Nenhum banco brasileiro comprou em escala significativa os CDO (obrigações de
crédito colateralizada, traduzida por aqui como “derivativos”). Nenhum banco
brasileiro quebrou ou sofreu grandes prejuízos com a crise.
Para
algumas empresas, porém, a situação foi um pouco diferente. Perdigão e Aracruz
tiveram prejuízos bilionários com os derivativos e tiveram de ser vendidas para
dar origem a outras empresas. Nada muito relevante.
Nossa
pouca participação no epicentro da crise, de fato nos garantiu ser um dos
últimos a entrar. O motivo de termos “saído” em 2010 é a causa mal explicada na
história. Em 2008, demos início à chamada “política dos campeões
nacionais”. Cerca de R$ 450 bilhões foram injetados no BNDES para financiar
grandes obras, e o governo se tornou um personagem mais presente na economia.

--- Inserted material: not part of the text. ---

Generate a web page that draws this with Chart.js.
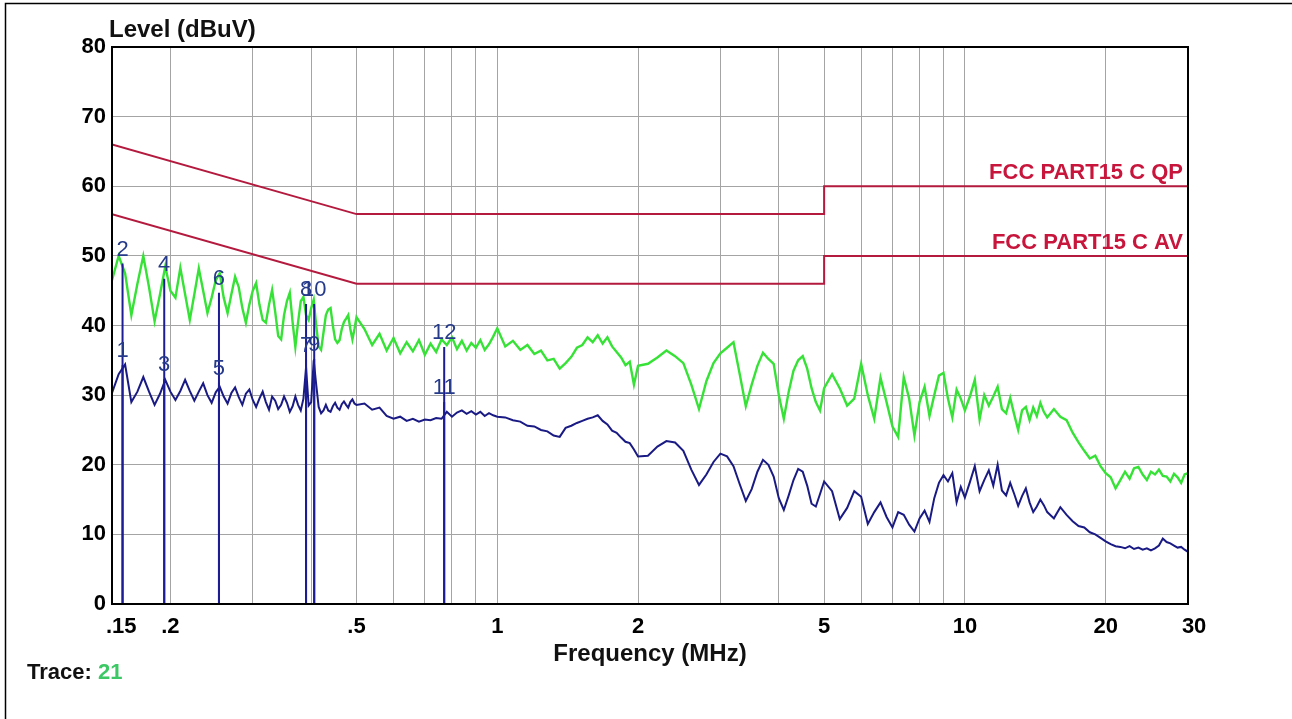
<!DOCTYPE html>
<html>
<head>
<meta charset="utf-8">
<title>Conducted emission scan</title>
<script src="https://cdn.jsdelivr.net/npm/chart.js@4.4.1/dist/chart.umd.min.js"></script>
<style>
    html, body { margin: 0; padding: 0; background: #fff; }
    canvas { display: block; }
</style>
</head>
<body>
<canvas id="myChart" width="1292" height="719"></canvas>
<script>
// Scan frequencies (MHz), shared by both traces
const freqMHz = [
    0.150, 0.155, 0.160, 0.165, 0.170, 0.175, 0.180, 0.185, 0.190, 0.195,
    0.200, 0.205, 0.210, 0.215, 0.220, 0.225, 0.230, 0.235, 0.240, 0.245,
    0.250, 0.255, 0.260, 0.265, 0.270, 0.275, 0.280, 0.285, 0.290, 0.295,
    0.300, 0.305, 0.310, 0.315, 0.320, 0.325, 0.330, 0.335, 0.340, 0.345,
    0.350, 0.355, 0.360, 0.365, 0.370, 0.375, 0.380, 0.385, 0.390, 0.395,
    0.400, 0.405, 0.410, 0.415, 0.420, 0.425, 0.430, 0.435, 0.440, 0.445,
    0.450, 0.455, 0.460, 0.465, 0.470, 0.475, 0.480, 0.485, 0.490, 0.495, 0.500,
    0.52, 0.54, 0.56, 0.58, 0.60, 0.62, 0.64, 0.66, 0.68, 0.70,
    0.72, 0.74, 0.76, 0.78, 0.80, 0.82, 0.84, 0.86, 0.88, 0.90,
    0.92, 0.94, 0.96, 0.98, 1.00,
    1.04, 1.08, 1.12, 1.16, 1.20, 1.24, 1.28, 1.32, 1.36, 1.40,
    1.44, 1.48, 1.52, 1.56, 1.60, 1.64, 1.68, 1.72, 1.76, 1.80,
    1.84, 1.88, 1.92, 1.96, 2.00,
    2.1, 2.2, 2.3, 2.4, 2.5, 2.6, 2.7, 2.8, 2.9, 3.0,
    3.1, 3.2, 3.3, 3.4, 3.5, 3.6, 3.7, 3.8, 3.9, 4.0,
    4.1, 4.2, 4.3, 4.4, 4.5, 4.6, 4.7, 4.8, 4.9, 5.0,
    5.2, 5.4, 5.6, 5.8, 6.0, 6.2, 6.4, 6.6, 6.8, 7.0,
    7.2, 7.4, 7.6, 7.8, 8.0, 8.2, 8.4, 8.6, 8.8, 9.0,
    9.2, 9.4, 9.6, 9.8, 10.0,
    10.25, 10.5, 10.75, 11, 11.25, 11.5, 11.75, 12, 12.25, 12.5,
    12.75, 13, 13.25, 13.5, 13.75, 14, 14.25, 14.5, 14.75, 15,
    15.5, 16, 16.5, 17, 17.5, 18, 18.5, 19, 19.5, 20,
    20.5, 21, 21.5, 22, 22.5, 23, 23.5, 24, 24.5, 25,
    25.5, 26, 26.5, 27, 27.5, 28, 28.5, 29, 29.5, 30
];

// Peak trace (green), dBuV
const peakLevel = [
    46.5, 50.0, 47.5, 41.5, 46.0, 50.0, 45.5, 40.6, 44.5, 48.5,
    45.0, 44.0, 48.3, 44.5, 40.8, 44.5, 48.2, 45.0, 41.8, 44.0,
    46.5, 47.5, 44.0, 41.8, 44.5, 47.0, 45.5, 42.5, 40.4, 43.0,
    45.0, 46.1, 43.0, 40.8, 40.4, 43.0, 45.1, 42.0, 38.5, 38.0,
    41.5, 43.5, 44.7, 40.5, 36.9, 40.5, 43.5, 44.1, 41.5, 40.8,
    42.5, 43.7, 40.0, 37.0, 36.5, 39.0, 41.5, 42.3, 42.5, 40.0,
    38.0, 37.5, 37.9, 39.5, 40.5, 41.0, 41.5, 39.5, 38.0, 39.5, 41.2,
    39.5, 37.2, 38.8, 36.4, 38.2, 36.0, 37.6, 36.3, 37.9, 35.8,
    37.4, 36.2, 38.0, 37.2, 38.3, 36.6, 37.8, 36.4, 37.5, 36.8,
    37.9, 36.5, 37.3, 38.4, 39.6,
    37.0, 37.8, 36.5, 37.2, 35.9, 36.4, 35.0, 35.2, 33.8, 34.6,
    35.5, 36.8, 37.2, 38.3, 37.6, 38.6, 37.4, 38.3, 37.0, 36.2,
    35.4, 34.3, 34.8, 31.5, 34.2,
    34.5, 35.4, 36.4, 35.6, 34.6, 31.5, 28.0, 32.0, 34.6, 36.0,
    36.8, 37.6, 33.0, 28.4, 31.5, 34.2, 36.1, 35.2, 34.5, 30.0,
    26.6, 30.5, 33.5, 35.0, 35.6, 33.8, 31.0, 29.0, 27.8, 31.0,
    33.0, 31.0, 28.5, 29.5, 34.5, 30.0, 26.6, 32.5, 29.0, 25.5,
    24.0, 32.6, 29.5, 24.2, 29.0, 31.2, 27.0, 30.0, 32.8, 33.2,
    29.5, 26.8, 30.8, 29.5, 27.8,
    29.8, 32.2, 26.5, 30.0, 28.5, 29.8, 31.2, 28.0, 27.4, 29.6,
    27.2, 25.0, 27.8, 28.3, 26.4, 28.2, 27.0, 28.9, 27.6, 26.8,
    28.0, 26.9, 26.4, 24.6, 23.2, 22.0, 20.9, 21.3, 19.8, 18.8,
    18.2, 16.6, 17.8, 19.0, 18.0, 19.5, 19.7, 18.6, 17.8, 19.0,
    18.6, 19.3, 18.4, 18.3, 17.6, 18.7, 18.2, 17.4, 18.6, 18.8
];

// Average trace (blue), dBuV
const avgLevel = [
    30.3, 33.0, 34.4, 29.0, 30.5, 32.6, 30.5, 28.6, 30.2, 32.2,
    30.5, 29.3, 30.6, 32.2, 30.6, 29.2, 30.5, 31.7, 30.0, 28.9,
    30.4, 31.2, 29.8, 28.8, 30.3, 31.1, 29.7, 28.6, 30.2, 30.8,
    29.3, 28.3, 29.5, 30.5, 29.0, 27.9, 29.8, 29.2, 28.0, 28.6,
    29.8, 28.9, 27.6, 28.4, 29.8, 28.6, 27.8, 29.5, 34.0, 28.5,
    29.0, 35.0, 31.5, 28.3, 27.4, 27.8, 28.6, 27.8, 27.6, 28.4,
    28.9, 28.2, 27.9, 28.7, 29.1, 28.6, 28.2, 29.0, 29.4, 28.8, 28.6,
    28.8, 27.9, 28.2, 27.0, 26.6, 26.9, 26.3, 26.6, 26.2, 26.5,
    26.4, 26.7, 26.6, 27.6, 26.9, 27.5, 27.8, 27.3, 27.7, 27.2,
    27.6, 27.0, 27.4, 27.1, 26.9,
    26.8, 26.4, 26.2, 25.6, 25.5, 25.0, 24.8, 24.2, 24.0, 25.3,
    25.6, 26.0, 26.3, 26.6, 26.8, 27.1, 26.3, 25.8, 24.9, 24.6,
    23.9, 23.3, 23.1, 22.2, 21.2,
    21.3, 22.6, 23.4, 23.2, 22.0, 19.3, 17.1, 18.6, 20.4, 21.6,
    21.2, 19.8, 17.2, 14.8, 16.5, 19.0, 20.7, 20.0, 18.3, 15.2,
    13.5, 15.6, 17.8, 19.4, 19.0, 17.0, 14.4, 14.0, 15.8, 17.6,
    16.2, 12.2, 13.8, 16.2, 15.4, 11.5, 13.2, 14.6, 12.5, 11.0,
    13.2, 12.8, 11.4, 10.4, 12.3, 13.4, 11.8, 15.2, 17.4, 18.5,
    17.6, 18.8, 14.6, 16.8, 15.3,
    17.5, 19.8, 16.2, 17.8, 19.2, 17.0, 20.0, 16.3, 15.6, 17.4,
    15.8, 14.1, 15.5, 16.6, 14.6, 13.2, 14.0, 15.0, 14.2, 13.2,
    12.3, 13.9, 12.8, 11.9, 11.2, 11.0, 10.3, 10.0, 9.5, 9.0,
    8.6, 8.3, 8.2, 8.0, 8.3, 7.9, 8.1, 7.8, 8.0, 7.7,
    8.0, 8.4, 9.4, 8.9, 8.7, 8.4, 8.1, 8.2, 7.8, 7.5
];

// FCC Part 15 C limit lines
const limitFreq = [0.15, 0.5, 5, 5, 30];
const qpLimit = [66, 56, 56, 60, 60];
const avLimit = [56, 46, 46, 50, 50];

// Final measurement markers (odd = AV, even = QP)
const markerNo = [1, 2, 3, 4, 5, 6, 7, 8, 9, 10, 11, 12];
const markerFreq = [0.158, 0.158, 0.194, 0.194, 0.254, 0.254, 0.390, 0.390, 0.406, 0.406, 0.770, 0.770];
const markerLevel = [34.3, 48.9, 32.3, 46.7, 31.8, 44.7, 35.1, 43.1, 35.2, 43.1, 29.0, 36.9];

// x axis grid lines and labels
const gridFreqs = [0.15, 0.2, 0.3, 0.4, 0.5, 0.6, 0.7, 0.8, 0.9, 1, 2, 3, 4, 5, 6, 7, 8, 9, 10, 20, 30];
const labelFreqs = [0.15, 0.2, 0.5, 1, 2, 5, 10, 20, 30];
const labelText = ['   .15', '.2', '.5', '1', '2', '5', '10', '20', '  30'];

const FONT = '"Liberation Sans", Arial, sans-serif';

const toPoints = (xs, ys) => xs.map((x, i) => ({ x: x, y: ys[i] }));

// Draws the texts around the plot
const labelsPlugin = {
    id: 'labels',
    afterDraw(chart) {
        const { ctx, chartArea: a, scales: { x, y } } = chart;
        ctx.save();

        // plot frame
        ctx.strokeStyle = '#000';
        ctx.lineWidth = 2;
        ctx.strokeRect(a.left, a.top, a.right - a.left, a.bottom - a.top);

        // outer frame
        ctx.lineWidth = 1.5;
        ctx.beginPath();
        ctx.moveTo(5.5, 719);
        ctx.lineTo(5.5, 3.5);
        ctx.lineTo(1292, 3.5);
        ctx.stroke();

        // marker numbers
        ctx.font = '22px ' + FONT;
        ctx.fillStyle = '#263a8a';
        ctx.textAlign = 'center';
        ctx.textBaseline = 'alphabetic';
        markerFreq.forEach((f, i) => {
            ctx.fillText(String(markerNo[i]), x.getPixelForValue(f), y.getPixelForValue(markerLevel[i]) - 8);
        });

        // y axis title
        ctx.font = 'bold 24px ' + FONT;
        ctx.fillStyle = '#111';
        ctx.textAlign = 'left';
        ctx.fillText('Level (dBuV)', a.left - 3, a.top - 10);

        // limit names
        ctx.font = 'bold 22px ' + FONT;
        ctx.fillStyle = '#c8153c';
        ctx.textAlign = 'right';
        ctx.fillText('FCC PART15 C QP', a.right - 5, y.getPixelForValue(60) - 7);
        ctx.fillText('FCC PART15 C AV', a.right - 5, y.getPixelForValue(50) - 7);

        // trace number
        ctx.font = 'bold 22px ' + FONT;
        ctx.textAlign = 'left';
        ctx.fillStyle = '#111';
        ctx.fillText('Trace: ', 27, 679);
        const w = ctx.measureText('Trace: ').width;
        ctx.fillStyle = '#3cc864';
        ctx.fillText('21', 27 + w, 679);

        ctx.restore();
    }
};

function createChart() {
    const ctx = document.getElementById('myChart');

    const markerSets = markerFreq.map((f, i) => ({
        label: 'M' + markerNo[i],
        data: [{ x: f, y: 0 }, { x: f, y: markerLevel[i] }],
        borderColor: '#1c1c94',
        borderWidth: 2
    }));

    new Chart(ctx, {
        type: 'line',
        data: {
            datasets: [
                ...markerSets,
                {
                    label: 'AV',
                    data: toPoints(freqMHz, avgLevel),
                    borderColor: '#1a1a84',
                    borderWidth: 2
                },
                {
                    label: 'Peak',
                    data: toPoints(freqMHz, peakLevel),
                    borderColor: '#36e236',
                    borderWidth: 2.4
                },
                {
                    label: 'FCC PART15 C QP',
                    data: toPoints(limitFreq, qpLimit),
                    borderColor: '#b31a3e',
                    borderWidth: 2
                },
                {
                    label: 'FCC PART15 C AV',
                    data: toPoints(limitFreq, avLimit),
                    borderColor: '#b31a3e',
                    borderWidth: 2
                }
            ]
        },
        options: {
            responsive: false,
            animation: false,
            devicePixelRatio: 1,
            layout: { padding: { left: 0, top: 47, right: 104, bottom: 0 } },
            elements: {
                point: { radius: 0 },
                line: { tension: 0 }
            },
            scales: {
                x: {
                    type: 'logarithmic',
                    min: 0.15,
                    max: 30,
                    afterBuildTicks: s => { s.ticks = gridFreqs.map(v => ({ value: v })); },
                    afterFit: s => { s.height = 115; },
                    grid: { color: '#a4a4a4', lineWidth: 1, drawTicks: false },
                    border: { display: false },
                    ticks: {
                        autoSkip: false,
                        maxRotation: 0,
                        padding: 10,
                        color: '#000',
                        font: { family: FONT, size: 22, weight: 'bold' },
                        callback: v => {
                            const i = labelFreqs.indexOf(v);
                            return i >= 0 ? labelText[i] : '';
                        }
                    },
                    title: {
                        display: true,
                        text: 'Frequency (MHz)',
                        color: '#111',
                        font: { family: FONT, size: 24, weight: 'bold' },
                        padding: { top: 0, bottom: 50 }
                    }
                },
                y: {
                    min: 0,
                    max: 80,
                    afterFit: s => { s.width = 112; },
                    grid: { color: '#a4a4a4', lineWidth: 1, drawTicks: false },
                    border: { display: false },
                    ticks: {
                        stepSize: 10,
                        padding: 6,
                        color: '#000',
                        font: { family: FONT, size: 22, weight: 'bold' }
                    }
                }
            },
            plugins: {
                legend: { display: false },
                tooltip: { enabled: false }
            }
        },
        plugins: [labelsPlugin]
    });
}
createChart();
</script>
</body>
</html>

O
crédito por parte de bancos públicos chegou a 52% do total. E se tudo isso lhe
parece conhecido, é porque provavelmente você já deve ter visto estas medidas
em uma análise do que é a “Nova Matriz Econômica”. A aposta no crédito para
induzir o crescimento na economia nasceu justamente como resposta
“anti-cíclica” à crise. Saímos da crise utilizando capacidade ociosa para gerar
consumo e um aparente clima de crescimento.
O
PIB de 2010, porém, que chegou a 7,2% de crescimento, não tardou a diminuir.
Entre 2011 e 2014, registramos dia após dia uma queda no nível de crescimento,
até chegar a zero em 2014, e então os -3,8% de 2015. Em suma, nós saímos da
crise americana criando a nossa própria crise.